Glendening leads in fund raising CAMPAIGN 1994 -- THE RACE FOR GOVERNOR

August 17, 1994|By Robert Timberg and Thomas W. Waldron | Robert Timberg and Thomas W. Waldron,Sun Staff Writers

Parris N. Glendening is awash in gold.

Mr. Glendening, the front-running Democratic gubernatorial candidate, has been raising campaign funds at a record clip -- surpassing the $3 million mark and outdistancing the leading Republican candidate by a 3-to-1 margin, according to campaign spending reports filed yesterday in Annapolis.

The report shows also that Mr. Glendening still has more than $1 million in the bank and available for use in the four weeks left before the Sept. 13 primary election. His nest egg gives him more cash on hand for the closing weeks of the primary campaign than the six other major Democratic and Republican candidates for governor put together.

"The amount of money we have remaining will allow us the opportunity to communicate our positive, substantive message of progress for the state directly to the voters in the last four weeks before the primary," Mr. Glendening said in a prepared statement.

The other candidates are not pikers. Two others -- U.S. Rep. Helen Delich Bentley, a Republican, and Lt. Gov. Melvin A. Steinberg, a Democrat -- have raised more than $1 million, and three other candidates have raised a half-million dollars or more.
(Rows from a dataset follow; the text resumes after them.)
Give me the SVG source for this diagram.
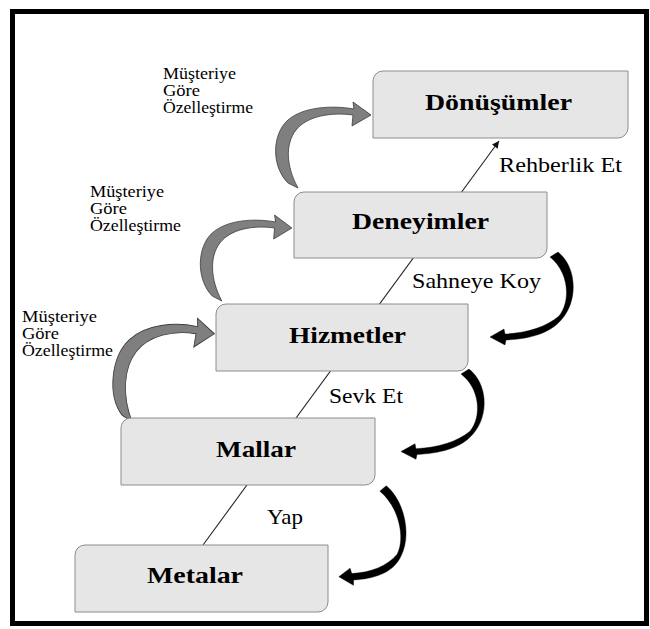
<svg xmlns="http://www.w3.org/2000/svg" width="650" height="629" viewBox="0 0 650 629">
  <style>
    .frame { fill: none; stroke: #000; stroke-width: 5; }
    .box { fill: #e6e6e6; stroke: #8c8c8c; stroke-width: 1; }
    .title { font-family: "Liberation Serif", "Times New Roman", "DejaVu Serif", serif; font-weight: bold; font-size: 24px; fill: #000; }
    .label { font-family: "Liberation Serif", "Times New Roman", "DejaVu Serif", serif; font-size: 21px; fill: #000; }
    .note { font-family: "Liberation Serif", "Times New Roman", "DejaVu Serif", serif; font-size: 16px; fill: #000; }
    .spine { fill: none; stroke: #222; stroke-width: 1.1; }
    .custom { fill: #7f7f7f; stroke: #3a3a3a; stroke-width: 0.8; }
    .step { fill: #000; stroke: #000; stroke-width: 0.4; }
  </style>
  <defs>
    <marker id="tip" viewBox="0 0 10 10" refX="10" refY="5" markerWidth="9" markerHeight="7" markerUnits="userSpaceOnUse" orient="auto">
      <path d="M0,0 L10,5 L0,10 Z" fill="#111"/>
    </marker>
    <!-- grey curved arrow, origin at the tail -->
    <path id="customArrow" class="custom" d="M -5,-3 C -22,-20 -21,-52 -5,-66 C 10,-79 38,-81 61,-77 L 60,-84 L 78,-71 L 59,-60 L 60,-71 C 38,-74 14,-70 3,-56 C -8,-42 -7,-20 5,2 Z"/>
    <!-- black curved arrow, origin at the tail -->
    <path id="stepArrow" class="step" d="M -5,2 L 3,-3 C 21,11 24,44 7,64 C -5,79 -27,84 -49,85 L -50,90 L -65,82 L -51,74 L -50,79 C -28,78 -9,72 4,61 C 16,46 14,17 -5,2 Z"/>
  </defs>

  <rect class="frame" x="12.5" y="11.5" width="634" height="612"/>

  <g id="connectors">
    <line class="spine" x1="203" y1="545" x2="499" y2="141" marker-end="url(#tip)"/>
    <use href="#customArrow" transform="translate(293,186)"/>
    <use href="#customArrow" transform="translate(217,299) scale(0.96,1.0)"/>
    <use href="#customArrow" transform="matrix(1.02,0,-0.11,1.2,127,419)"/>
    <use href="#stepArrow" transform="translate(555,255)"/>
    <use href="#stepArrow" transform="translate(466,372) scale(1,0.97)"/>
    <use href="#stepArrow" transform="matrix(0.893,0,0.157,1.07,384,489)"/>
    <text class="label" x="499" y="172" textLength="123" lengthAdjust="spacingAndGlyphs">Rehberlik Et</text>
    <text class="label" x="412" y="288" textLength="129" lengthAdjust="spacingAndGlyphs">Sahneye Koy</text>
    <text class="label" x="329" y="403" textLength="74" lengthAdjust="spacingAndGlyphs">Sevk Et</text>
    <text class="label" x="267" y="524" textLength="36" lengthAdjust="spacingAndGlyphs">Yap</text>
  </g>

  <g id="notes">
    <text class="note" x="163" y="79" textLength="73" lengthAdjust="spacingAndGlyphs">Müşteriye</text>
    <text class="note" x="163" y="96" textLength="37" lengthAdjust="spacingAndGlyphs">Göre</text>
    <text class="note" x="163" y="113" textLength="90" lengthAdjust="spacingAndGlyphs">Özelleştirme</text>
    <text class="note" x="90" y="197" textLength="74" lengthAdjust="spacingAndGlyphs">Müşteriye</text>
    <text class="note" x="90" y="214" textLength="37" lengthAdjust="spacingAndGlyphs">Göre</text>
    <text class="note" x="90" y="231" textLength="91" lengthAdjust="spacingAndGlyphs">Özelleştirme</text>
    <text class="note" x="22" y="322" textLength="75" lengthAdjust="spacingAndGlyphs">Müşteriye</text>
    <text class="note" x="22" y="339" textLength="37" lengthAdjust="spacingAndGlyphs">Göre</text>
    <text class="note" x="22" y="356" textLength="91" lengthAdjust="spacingAndGlyphs">Özelleştirme</text>
  </g>

  <g id="donusumler">
    <path class="box" d="M383,71 H628 V128 A10,10 0 0 1 618,138 H373 V81 A10,10 0 0 1 383,71 Z"/>
    <text class="title" x="425" y="110" textLength="147" lengthAdjust="spacingAndGlyphs">Dönüşümler</text>
  </g>
  <g id="deneyimler">
    <path class="box" d="M304,192 H547 V248 A10,10 0 0 1 537,258 H294 V202 A10,10 0 0 1 304,192 Z"/>
    <text class="title" x="352" y="229" textLength="137" lengthAdjust="spacingAndGlyphs">Deneyimler</text>
  </g>
  <g id="hizmetler">
    <path class="box" d="M226,304 H468 V361 A10,10 0 0 1 458,371 H216 V314 A10,10 0 0 1 226,304 Z"/>
    <text class="title" x="289" y="343" textLength="117" lengthAdjust="spacingAndGlyphs">Hizmetler</text>
  </g>
  <g id="mallar">
    <path class="box" d="M131,418 H375 V475 A10,10 0 0 1 365,485 H121 V428 A10,10 0 0 1 131,418 Z"/>
    <text class="title" x="216" y="457" textLength="80" lengthAdjust="spacingAndGlyphs">Mallar</text>
  </g>
  <g id="metalar">
    <path class="box" d="M85,545 H328 V602 A10,10 0 0 1 318,612 H75 V555 A10,10 0 0 1 85,545 Z"/>
    <text class="title" x="147" y="583" textLength="96" lengthAdjust="spacingAndGlyphs">Metalar</text>
  </g>
</svg>
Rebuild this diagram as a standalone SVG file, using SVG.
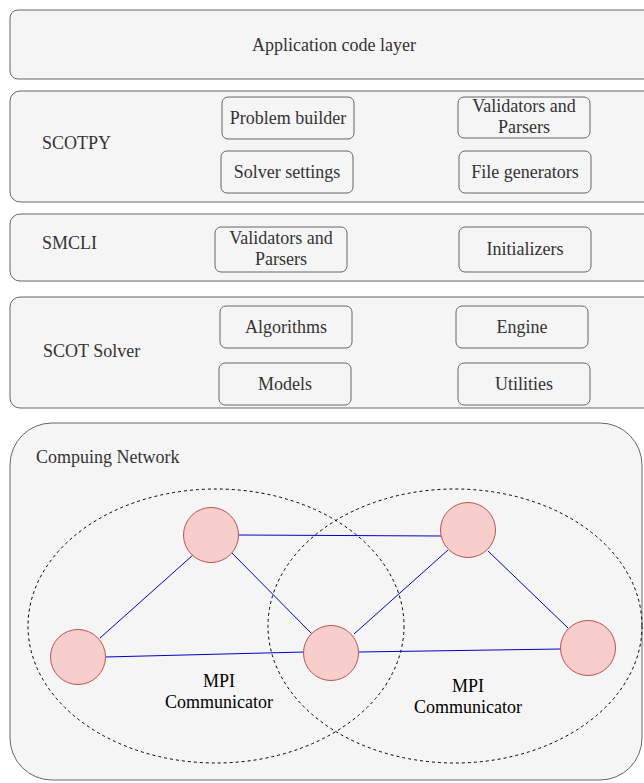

Common Cause/Maryland, the self-proclaimed citizens' lobby, decried the the continued greening of Maryland politics.

"The price of running for office is skyrocketing out of control," said Deborah Povich, the executive director. She urged spending limits and partial public financing.

Mr. Glendening is on a record-breaking pace. In 1986, then-candidate William Donald Schaefer raised a record $3.5 million in his successful gubernatorial campaign. By early October of that year, however, Mr. Schaefer had $2.7 million in his coffers.

For the moment, Mr. Schaefer remains in first place historically among candidates in fund raising. In 1988, however, pro-gun forces, led by the National Rifle Association, spent $6.6 million in a failed bid to overturn the state's handgun control law.

Mrs. Bentley, who leads the three-person GOP field in the polls, reported raising $1.1 million since jumping into the race last November, substantially more than her closest rival.

Mrs. Bentley, a five-term congresswoman representing a Baltimore County-based district, also reported more than $308,000 in the bank even though she said in a fund-raising letter dated July 13 that her campaign account had dwindled to $50,000.

In response to questions, she said the account went from $50,000 to the $308,000 in a matter of weeks, thanks in part to publicity surrounding her letter and the financial problems she bemoaned in it.

Running second behind Mr. Glendening in fund raising was Mr. Steinberg, the one-time Democratic front-runner who has been struggling to right his campaign after months of staff upheavals.

Mr. Steinberg, who had plunged to fourth place among Democrats in poll published last month, reported contributions of more than $1.6 million. He reported having about $265,000 in the bank.

But Mr. Steinberg's total included two loans from himself totaling $150,000, redeeming his pledge to dig deeply into his own pockets in order to run a competitive campaign.

A campaign spokesman, M. Hirsh Goldberg, said Mr. Steinberg was prepared to give more of his own money.

"He will do personally what has to be done," Mr. Goldberg said. "Mickey feels he will have the funds available for a full media campaign through Sept. 13."

Putting a good face on daunting news, Mr. Goldberg said that all of Mr. Glendening's money would only make him beholden to special interests.

Last November, Mr. Steinberg reported raising about $1.2 million. Since then, he has come up with another $509,000, including the $150,000 loan.

By contrast, Mr. Glendening reported contributions of $1.5 million in November, and he has since doubled that amount while surging into the lead in the polls.

While it appeared that Mr. Glendening pulled in the bulk of his contributions from his home base of Prince George's and Montgomery counties, he also attracted significant amounts from the Baltimore area.

Sprinkled among his list of contributors were several developers, contractors and law firms.

In all, Mr. Glendening has collected almost $172,000 from dozens of political action committees, by far the highest among the candidates.

His running mate, Kathleen Kennedy Townsend, appeared to be attracting some financial support, including $1,000 from her brother, U.S. Rep. Joseph P. Kennedy II, a Massachusetts Democrat.

Three other candidates, two Democrats and one Republican, ended the period with significant amounts of cash on hand, thanks in part to infusions of state matching funds.

State Sen. Mary H. Boergers, a Democrat from Montgomery County, raised $331,000 during the nine-month period, bringing her campaign total to $578,000, including $83,700 in state matching funds. She reported just under $109,000 in the bank.